▶ [SHORT EXERCISE]: Search the records below for the word "this". Pull out each line that has it.
═════ SUPPLIED ENTRIES
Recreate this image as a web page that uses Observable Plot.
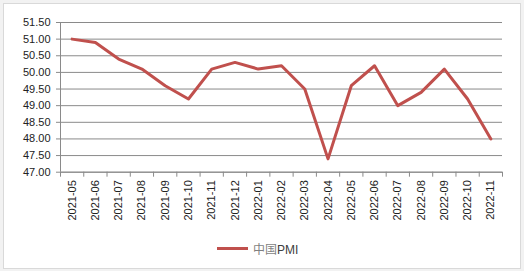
══════════
═════ SUPPLIED ENTRIES
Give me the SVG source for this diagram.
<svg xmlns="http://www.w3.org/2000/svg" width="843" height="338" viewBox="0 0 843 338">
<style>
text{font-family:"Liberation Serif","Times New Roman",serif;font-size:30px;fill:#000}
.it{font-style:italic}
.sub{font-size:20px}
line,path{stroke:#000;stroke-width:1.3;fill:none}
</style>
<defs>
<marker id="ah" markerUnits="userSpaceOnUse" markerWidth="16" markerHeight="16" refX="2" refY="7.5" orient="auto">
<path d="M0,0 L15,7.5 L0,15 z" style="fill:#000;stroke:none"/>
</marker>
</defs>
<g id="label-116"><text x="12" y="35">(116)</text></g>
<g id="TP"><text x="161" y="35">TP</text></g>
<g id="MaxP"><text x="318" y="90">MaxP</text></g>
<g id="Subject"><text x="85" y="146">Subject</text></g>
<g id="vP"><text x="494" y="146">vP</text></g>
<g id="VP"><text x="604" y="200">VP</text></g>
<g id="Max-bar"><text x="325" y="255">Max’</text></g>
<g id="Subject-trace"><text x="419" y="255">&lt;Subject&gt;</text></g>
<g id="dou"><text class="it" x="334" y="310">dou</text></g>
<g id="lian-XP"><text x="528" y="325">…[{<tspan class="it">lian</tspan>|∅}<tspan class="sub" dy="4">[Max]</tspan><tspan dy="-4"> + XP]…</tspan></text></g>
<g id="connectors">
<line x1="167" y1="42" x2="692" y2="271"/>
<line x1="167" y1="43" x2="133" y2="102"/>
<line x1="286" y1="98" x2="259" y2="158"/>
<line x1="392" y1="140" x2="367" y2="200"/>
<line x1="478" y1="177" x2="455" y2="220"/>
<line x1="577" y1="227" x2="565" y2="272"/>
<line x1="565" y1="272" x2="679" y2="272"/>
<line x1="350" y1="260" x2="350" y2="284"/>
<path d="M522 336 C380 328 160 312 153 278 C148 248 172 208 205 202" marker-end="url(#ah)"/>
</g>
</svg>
══════════
═════ SUPPLIED ENTRIES
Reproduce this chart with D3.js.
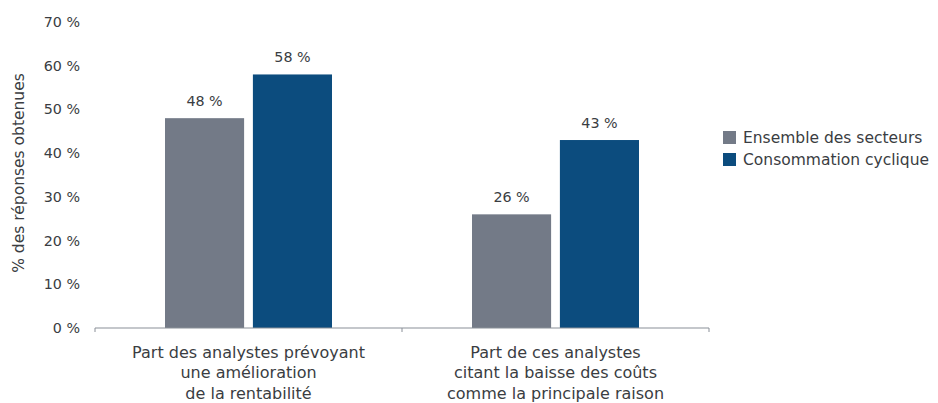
══════════
▶ [WORKED SOLUTION]:
Recreate this image as a web page that uses Observable Plot.
Give me the SVG source for this diagram.
Reproduce this chart with D3.js.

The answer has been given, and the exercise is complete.